Stationen der Weingeschichte

Mengenpolitik

Weniger ist manchmal mehr, aber selten am besten. Denn das Verhältnis von Ertrag und Qualität ist nicht so offensichtlich, wie Weinmacher uns das weismachen wollen.

In den 1920er und 1930er Jahren «erfindet» Frankreich die kontrollierte Ursprungsbezeichnung und schafft damit ein System, das zum Vorbild für die ganze übrige europäische Weinwelt wird. Wer AOC (Appellation d’Origine Controlée) sein will, muss sich an strenge Vorgaben halten.

Festgelegt werden unter anderem die Höchsterträge, und zwar in Hektoliter pro Hektar. Das scheint intelligent und einfach nachvollziehbar. In vielen Herkunftsgebieten liegt die erlaubte Ausbeute bei rund 45 Hektolitern pro Hektar. Wie dieser «Plafond», diese Decke, festgesetzt wird? «Ganz einfach», schmunzelt Vincent de Bez, Mitbesitzer von Château d’Aquéria in Tavel, dessen Vorfahren aktiv an der Gründung der ersten französischen AOC mitgearbeitet haben: «So, dass niemand ihn je erreichen kann.
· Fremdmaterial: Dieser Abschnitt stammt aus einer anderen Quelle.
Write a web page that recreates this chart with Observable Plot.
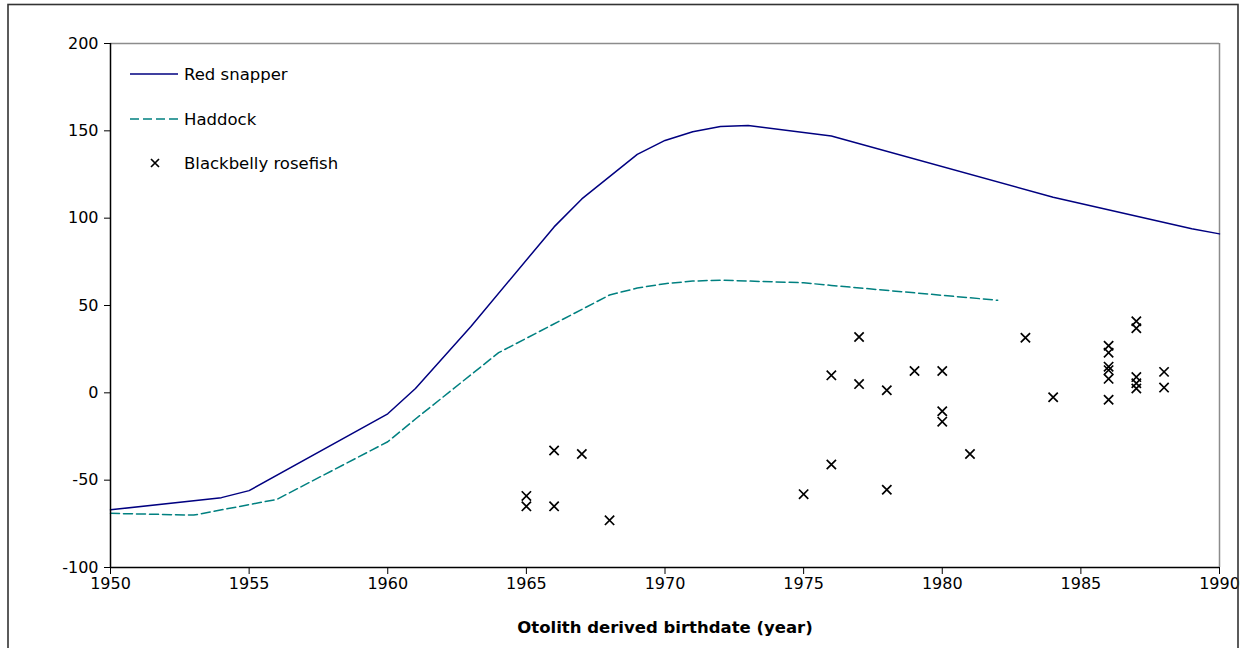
<!DOCTYPE html>
<html>
<head>
<meta charset="utf-8">
<script src="https://cdn.jsdelivr.net/npm/d3@7"></script>
<script src="https://cdn.jsdelivr.net/npm/@observablehq/plot@0.6"></script>
<style>
  html, body { margin: 0; padding: 0; background: #fff; }
  #chart { width: 1245px; height: 648px; overflow: hidden; }
</style>
</head>
<body>
<div id="chart"></div>
<script>
// Red snapper (solid navy line)
const snapperYears  = [1950, 1954, 1955, 1960, 1961, 1963, 1966, 1967, 1969, 1970, 1971, 1972, 1973, 1976, 1984, 1989, 1990];
const snapperValues = [-67, -60, -56, -12, 2.5, 38, 95, 111, 136.5, 144.5, 149.5, 152.5, 153, 147, 112, 94, 91];

// Haddock (dashed teal line)
const haddockYears  = [1950, 1953, 1956, 1960, 1961, 1964, 1968, 1969, 1970, 1971, 1972, 1975, 1976, 1982];
const haddockValues = [-69, -70, -61, -28, -15, 23, 56, 60, 62.5, 64, 64.5, 63, 61.5, 53];

// Blackbelly rosefish (x markers)
const roseYears  = [1965, 1965, 1966, 1966, 1967, 1968, 1975, 1976, 1976, 1977, 1977, 1978, 1978, 1979, 1980, 1980, 1980, 1981, 1983, 1984, 1986, 1986, 1986, 1986, 1986, 1986, 1987, 1987, 1987, 1987, 1987, 1988, 1988];
const roseValues = [-59, -65, -33, -65, -35, -73, -58, 10, -41, 32, 5, 1.5, -55.5, 12.5, 12.5, -10.5, -16.5, -35, 31.5, -2.5, 27, 23, 15, 13, 8, -4, 41, 37, 9, 5.5, 2.5, 12, 3];

const xTicks = [1950, 1955, 1960, 1965, 1970, 1975, 1980, 1985, 1990];
const yTicks = [-100, -50, 0, 50, 100, 150, 200];
const xLabel = "Otolith derived birthdate (year)";
const legendLabels = ["Red snapper", "Haddock", "Blackbelly rosefish"];

const snapper = snapperYears.map((x, i) => ({x, y: snapperValues[i]}));
const haddock = haddockYears.map((x, i) => ({x, y: haddockValues[i]}));
const rose = roseYears.map((x, i) => ({x, y: roseValues[i]}));

const fmt = d => String(d);
const W = 1245, H = 648;
const chart = Plot.plot({
  width: W,
  height: H,
  marginLeft: 110,
  marginRight: 26,
  marginTop: 43,
  marginBottom: 81,
  style: {fontFamily: "'DejaVu Sans', Verdana, sans-serif", fontSize: "16px", color: "#000", background: "#fff", overflow: "visible"},
  x: {domain: [1950, 1990], ticks: xTicks, tickFormat: fmt},
  y: {domain: [-100, 200], ticks: yTicks, tickFormat: fmt},
  marks: [
    Plot.ruleY([200], {stroke: "#8c8c8c", strokeWidth: 1.5}),
    Plot.ruleX([1990], {stroke: "#8c8c8c", strokeWidth: 1.5}),
    Plot.axisY({ticks: yTicks, tickFormat: fmt, tickSize: 6, tickPadding: 6, label: null, fontSize: 16, stroke: "#000"}),
    Plot.axisX({ticks: xTicks, tickFormat: fmt, tickSize: 7, tickPadding: 3, label: null, fontSize: 16, stroke: "#000"}),
    Plot.line(haddock, {x: "x", y: "y", stroke: "#008080", strokeWidth: 1.5, strokeDasharray: "9,4"}),
    Plot.line(snapper, {x: "x", y: "y", stroke: "#000080", strokeWidth: 1.5}),
    Plot.dot(rose, {x: "x", y: "y", symbol: "times", r: 4.3, stroke: "#000", strokeWidth: 1.7}),
    Plot.ruleY([-100], {stroke: "#000", strokeWidth: 1.5}),
    Plot.ruleX([1950], {stroke: "#000", strokeWidth: 1.5}),
    Plot.text([xLabel], {frameAnchor: "bottom", dy: 65, fontWeight: "bold", fontSize: 16.5, fill: "#000", text: d => d})
  ]
});
document.getElementById("chart").appendChild(chart);

// Legend + outer border
const svg = d3.select(chart);
const lg = svg.append("g").attr("font-family", "'DejaVu Sans', Verdana, sans-serif")
  .attr("font-size", 16.5).attr("text-anchor", "start");
const rows = [74, 119, 163];
lg.append("line").attr("x1", 130).attr("x2", 178).attr("y1", rows[0]).attr("y2", rows[0])
  .attr("stroke", "#000080").attr("stroke-width", 1.5);
lg.append("line").attr("x1", 130).attr("x2", 178).attr("y1", rows[1]).attr("y2", rows[1])
  .attr("stroke", "#008080").attr("stroke-width", 1.5).attr("stroke-dasharray", "9,4");
const cx = 155, cy = rows[2], s = 4;
lg.append("path").attr("d", `M${cx-s},${cy-s}L${cx+s},${cy+s}M${cx-s},${cy+s}L${cx+s},${cy-s}`)
  .attr("stroke", "#000").attr("stroke-width", 1.7);
legendLabels.forEach((t, i) => {
  lg.append("text").attr("x", 184).attr("y", rows[i]).attr("dy", "0.35em").attr("fill", "#000")
    .attr("text-anchor", "start").text(t);
});
svg.append("rect").attr("x", 8).attr("y", 4.5).attr("width", 1230).attr("height", 700)
  .attr("fill", "none").attr("stroke", "#333").attr("stroke-width", 1.6);
</script>
</body>
</html>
Sonst hätten die Winzer ihn nie akzeptiert.

»In einer Epoche, in der sich der Rebbau eben erst mühsam von Wirtschaftskrise, Reblaus, Kriegen erholt, sind 45 Hektoliter pro Hektar (um bei diesem Beispiel zu bleiben) eine völlig illusorische Grösse für Qualitätsrebbau. Zu allen Zeiten liegen die Höchsterträge (ausgenommen die quasi industriellen Rebanlagen im Languedoc, die nur knapp trinkbaren Basiswein ergeben) bei 5 bis 20 Hektolitern pro Hektar, und «mehr» ist oft Synonym für «besser»: besseres Terroir, bessere Rebarbeit, besseres Mikroklima.
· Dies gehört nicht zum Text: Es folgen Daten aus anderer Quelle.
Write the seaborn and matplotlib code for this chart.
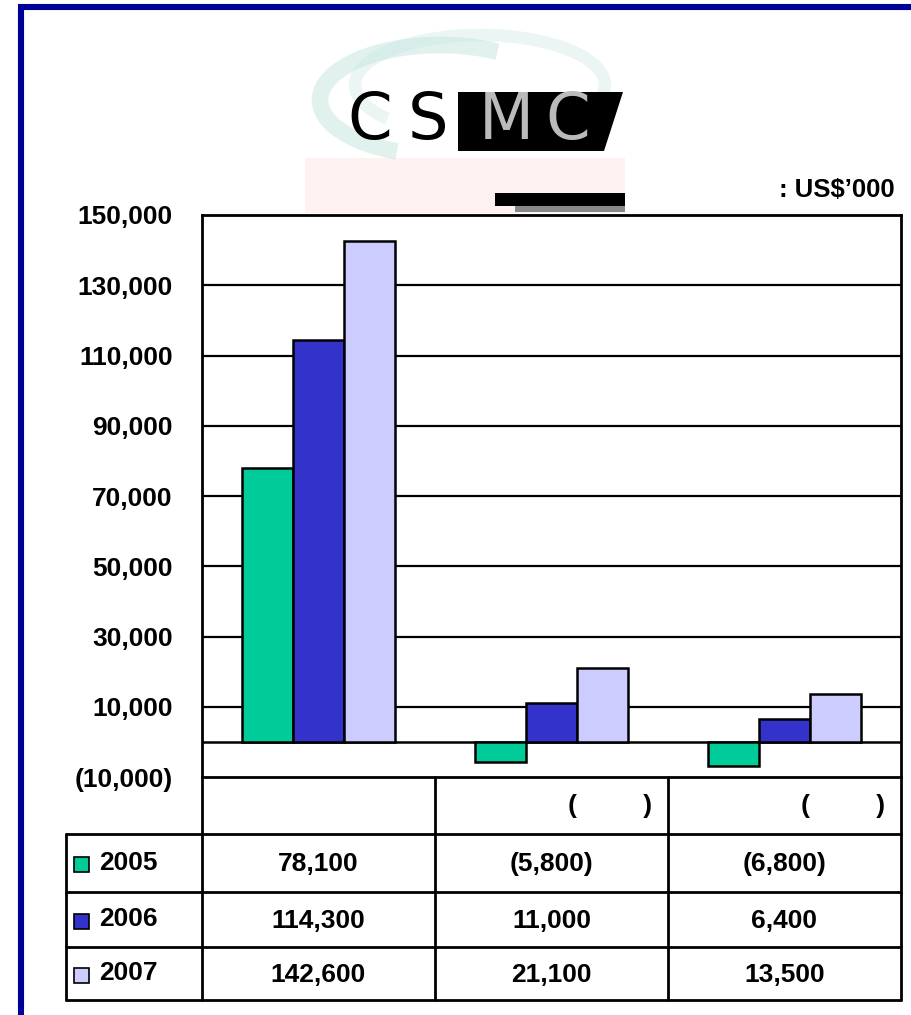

In dem kleinen französischen Dorf, in dem ich lebe, hängen die Erntedeklarationen der letzten Landweinzonen, die hier überlebt haben. Die Hektarerträge liegen alle unter zehn Hektolitern, doch die Weine sind so scheusslich, dass sie sich kaum für Essig eignen. Bloss – wie sehen Rebberge «zu allen Zeiten» aus? Ganz sicher nicht wie moderne Rebanlagen. Zur Zeit der Entstehung der AOCs (und damit der Mengenbeschränkung) stehen Reben zwar bereits in Reih und Glied, doch Klone sind so gut wie unbekannt, der Rebschutz bleibt rudimentär, die Mittel zum Unterhalt sind bescheiden, (Kunst-)Dünger wird kaum verwendet, oft fehlt im Rebberg die Hälfte der Stöcke. Da stösst das Hektoliter-Hektar-System an seine Grenzen: Es sagt nicht, wie viel ein einzelner Stock produziert. Darum haben die AOC-Gründer ihre Rechnung ohne den Wirt gemacht.
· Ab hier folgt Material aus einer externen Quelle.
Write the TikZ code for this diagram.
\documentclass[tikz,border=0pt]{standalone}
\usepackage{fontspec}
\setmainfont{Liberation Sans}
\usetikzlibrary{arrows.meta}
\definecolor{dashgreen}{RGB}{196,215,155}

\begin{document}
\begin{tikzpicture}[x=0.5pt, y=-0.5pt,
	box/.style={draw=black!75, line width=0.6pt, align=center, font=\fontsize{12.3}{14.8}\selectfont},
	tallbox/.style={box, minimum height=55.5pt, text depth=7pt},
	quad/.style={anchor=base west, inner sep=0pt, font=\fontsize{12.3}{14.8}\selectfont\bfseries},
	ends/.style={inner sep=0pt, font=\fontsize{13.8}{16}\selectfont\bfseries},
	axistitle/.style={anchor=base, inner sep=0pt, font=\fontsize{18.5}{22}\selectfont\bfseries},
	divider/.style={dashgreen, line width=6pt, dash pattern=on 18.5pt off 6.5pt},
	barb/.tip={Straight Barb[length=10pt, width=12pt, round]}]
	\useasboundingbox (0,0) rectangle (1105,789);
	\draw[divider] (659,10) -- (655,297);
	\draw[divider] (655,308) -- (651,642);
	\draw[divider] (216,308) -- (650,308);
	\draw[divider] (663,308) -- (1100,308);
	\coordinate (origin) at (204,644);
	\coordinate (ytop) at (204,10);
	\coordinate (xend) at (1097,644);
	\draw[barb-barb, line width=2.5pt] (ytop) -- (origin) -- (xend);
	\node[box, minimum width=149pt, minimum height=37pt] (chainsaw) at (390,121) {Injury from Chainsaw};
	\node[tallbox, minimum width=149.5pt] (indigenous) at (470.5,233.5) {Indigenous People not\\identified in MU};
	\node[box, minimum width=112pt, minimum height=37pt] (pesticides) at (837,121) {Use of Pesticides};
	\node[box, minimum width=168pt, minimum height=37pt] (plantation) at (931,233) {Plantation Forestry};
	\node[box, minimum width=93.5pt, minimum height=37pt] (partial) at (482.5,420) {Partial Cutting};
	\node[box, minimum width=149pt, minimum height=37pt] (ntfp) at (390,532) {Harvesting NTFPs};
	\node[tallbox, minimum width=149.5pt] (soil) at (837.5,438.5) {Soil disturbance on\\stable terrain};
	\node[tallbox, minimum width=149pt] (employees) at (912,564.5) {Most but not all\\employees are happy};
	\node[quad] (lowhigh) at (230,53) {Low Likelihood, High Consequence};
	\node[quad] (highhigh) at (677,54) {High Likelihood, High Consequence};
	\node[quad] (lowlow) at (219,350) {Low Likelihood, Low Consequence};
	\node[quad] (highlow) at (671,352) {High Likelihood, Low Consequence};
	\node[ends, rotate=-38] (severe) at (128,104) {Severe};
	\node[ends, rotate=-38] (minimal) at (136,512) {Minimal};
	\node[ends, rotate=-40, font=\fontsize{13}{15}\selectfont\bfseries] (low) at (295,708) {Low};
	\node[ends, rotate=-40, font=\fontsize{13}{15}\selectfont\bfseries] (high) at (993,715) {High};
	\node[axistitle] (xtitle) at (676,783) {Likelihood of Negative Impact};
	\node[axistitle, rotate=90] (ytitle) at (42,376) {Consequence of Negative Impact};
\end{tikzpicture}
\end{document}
Klonforschung (einseitig auf Produktivität ausgelegt), chemischer Pflanzenschutz und modernere Rebanlagen, in denen kein Stock mehr fehlt, sprengen die Erntemengen, und spätestens ab den 80er Jahren werden die Basiserträge mit links übertroffen. Und so kommt es, dass Bordeaux-Weinhändler Christian Moueix vor laufenden TV Kameras mittels goldener Rebschere auf einer Parzelle seines legendären Château Pétrus im Hochsommer Trauben auf den lehmigen Boden fallen lässt, die «grüne Ernte» erfindet und sofort überall tapfer nachgeahmt wird. Möglichst tiefe Erträge gelten für die nächsten 20 Jahre als DAS Werbe- und Preisgestaltungsargument für grosse Weine und solche, die es werden wollen.

Die Wahrheit liegt wie immer in der Mitte. Und wo diese liegt, hängt von Dutzenden von Faktoren ab, nicht zuletzt vom Klimaverlauf. Es gibt genügend Beweise dafür, dass Typizität und Terroir (was immer das auch heissen mag) bei zu hohen Erträgen auf der Strecke bleiben. Doch bei zu tiefen auch. Der Alkoholgehalt schiesst in die Höhe, es fehlt an Säure – und weg ist die Typizität.

«Warum künstliche Mengenbeschränkung? Um mehr Geld für eine Flasche verlangen zu können? Warum Trauben auf den Boden schmeissen, wenn ich mehr Leute glücklich damit machen kann?», sagt Laurent Vonderheyden von Château Monbrison. Die Betonung liegt auf glücklich.